Information shown ▸

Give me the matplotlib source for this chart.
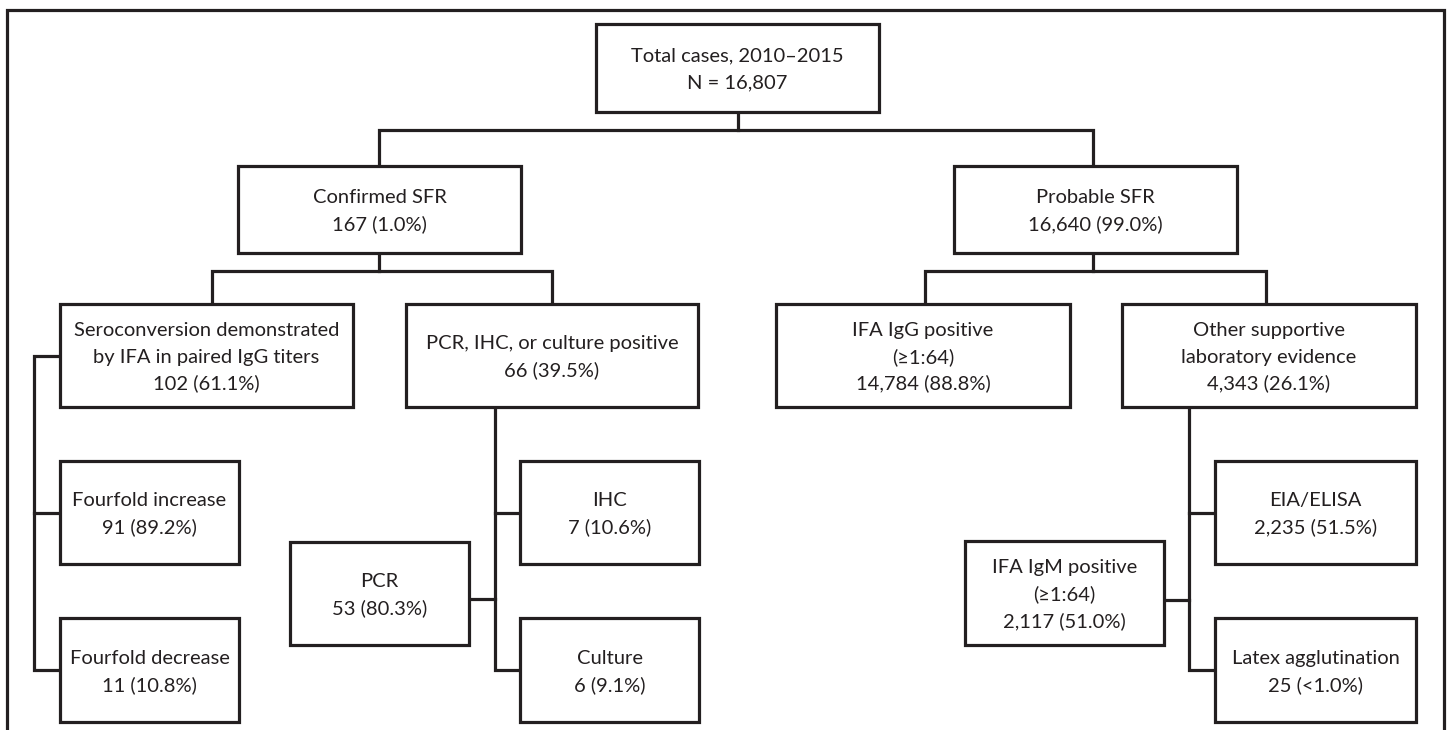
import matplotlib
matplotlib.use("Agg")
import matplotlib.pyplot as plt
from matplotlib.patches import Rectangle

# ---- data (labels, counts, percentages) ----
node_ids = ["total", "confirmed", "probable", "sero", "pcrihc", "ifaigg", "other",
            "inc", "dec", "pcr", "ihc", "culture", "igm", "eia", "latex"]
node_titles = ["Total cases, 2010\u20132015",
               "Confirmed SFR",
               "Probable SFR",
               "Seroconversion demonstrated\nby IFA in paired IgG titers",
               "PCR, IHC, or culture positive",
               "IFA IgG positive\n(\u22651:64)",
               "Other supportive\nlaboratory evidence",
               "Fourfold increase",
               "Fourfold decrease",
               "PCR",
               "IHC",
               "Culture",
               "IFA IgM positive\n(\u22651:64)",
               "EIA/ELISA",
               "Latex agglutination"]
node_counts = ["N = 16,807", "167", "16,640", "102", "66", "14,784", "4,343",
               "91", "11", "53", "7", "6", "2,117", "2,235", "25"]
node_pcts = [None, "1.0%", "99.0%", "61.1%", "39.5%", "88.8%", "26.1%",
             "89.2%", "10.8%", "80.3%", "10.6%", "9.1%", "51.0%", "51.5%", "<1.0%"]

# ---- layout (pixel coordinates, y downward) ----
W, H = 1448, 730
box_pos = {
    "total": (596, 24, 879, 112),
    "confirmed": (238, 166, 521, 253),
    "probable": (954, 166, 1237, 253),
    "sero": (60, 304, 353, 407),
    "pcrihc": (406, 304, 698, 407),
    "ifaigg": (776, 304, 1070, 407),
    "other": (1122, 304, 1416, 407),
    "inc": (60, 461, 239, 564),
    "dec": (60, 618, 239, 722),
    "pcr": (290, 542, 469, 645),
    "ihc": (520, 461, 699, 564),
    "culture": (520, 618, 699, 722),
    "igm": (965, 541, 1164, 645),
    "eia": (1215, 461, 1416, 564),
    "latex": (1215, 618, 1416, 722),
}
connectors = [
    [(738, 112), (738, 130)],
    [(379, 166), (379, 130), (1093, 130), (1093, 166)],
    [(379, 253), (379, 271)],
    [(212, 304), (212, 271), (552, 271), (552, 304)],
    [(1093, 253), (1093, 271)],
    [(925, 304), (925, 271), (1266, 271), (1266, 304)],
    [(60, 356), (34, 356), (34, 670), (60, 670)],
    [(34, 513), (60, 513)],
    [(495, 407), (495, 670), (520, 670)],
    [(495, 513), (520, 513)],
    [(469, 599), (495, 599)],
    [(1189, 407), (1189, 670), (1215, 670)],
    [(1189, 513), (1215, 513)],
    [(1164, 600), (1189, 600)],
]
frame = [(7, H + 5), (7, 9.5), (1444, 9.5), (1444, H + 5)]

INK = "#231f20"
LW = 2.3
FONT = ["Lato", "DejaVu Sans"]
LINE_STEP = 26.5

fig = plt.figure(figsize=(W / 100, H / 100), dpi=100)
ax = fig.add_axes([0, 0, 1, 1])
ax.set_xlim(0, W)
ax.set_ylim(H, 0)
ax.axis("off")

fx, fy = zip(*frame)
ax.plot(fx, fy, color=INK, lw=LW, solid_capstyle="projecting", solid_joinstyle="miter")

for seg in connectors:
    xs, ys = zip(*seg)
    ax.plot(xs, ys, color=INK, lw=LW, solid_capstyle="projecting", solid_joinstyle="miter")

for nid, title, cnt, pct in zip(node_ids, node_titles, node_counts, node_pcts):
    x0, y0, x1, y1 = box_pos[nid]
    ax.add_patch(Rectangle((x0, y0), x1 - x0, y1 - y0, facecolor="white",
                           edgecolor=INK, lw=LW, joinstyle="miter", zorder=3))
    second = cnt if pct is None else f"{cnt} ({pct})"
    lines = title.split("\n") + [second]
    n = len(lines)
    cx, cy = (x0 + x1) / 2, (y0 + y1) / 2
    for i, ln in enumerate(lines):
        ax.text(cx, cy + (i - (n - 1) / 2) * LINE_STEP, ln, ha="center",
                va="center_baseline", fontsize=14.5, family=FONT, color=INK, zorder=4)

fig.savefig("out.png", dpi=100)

Exercise goal ▸ Count how many lines above contain the word "matplotlib". Reply with the number alone.

Solution for this problem ▸ 5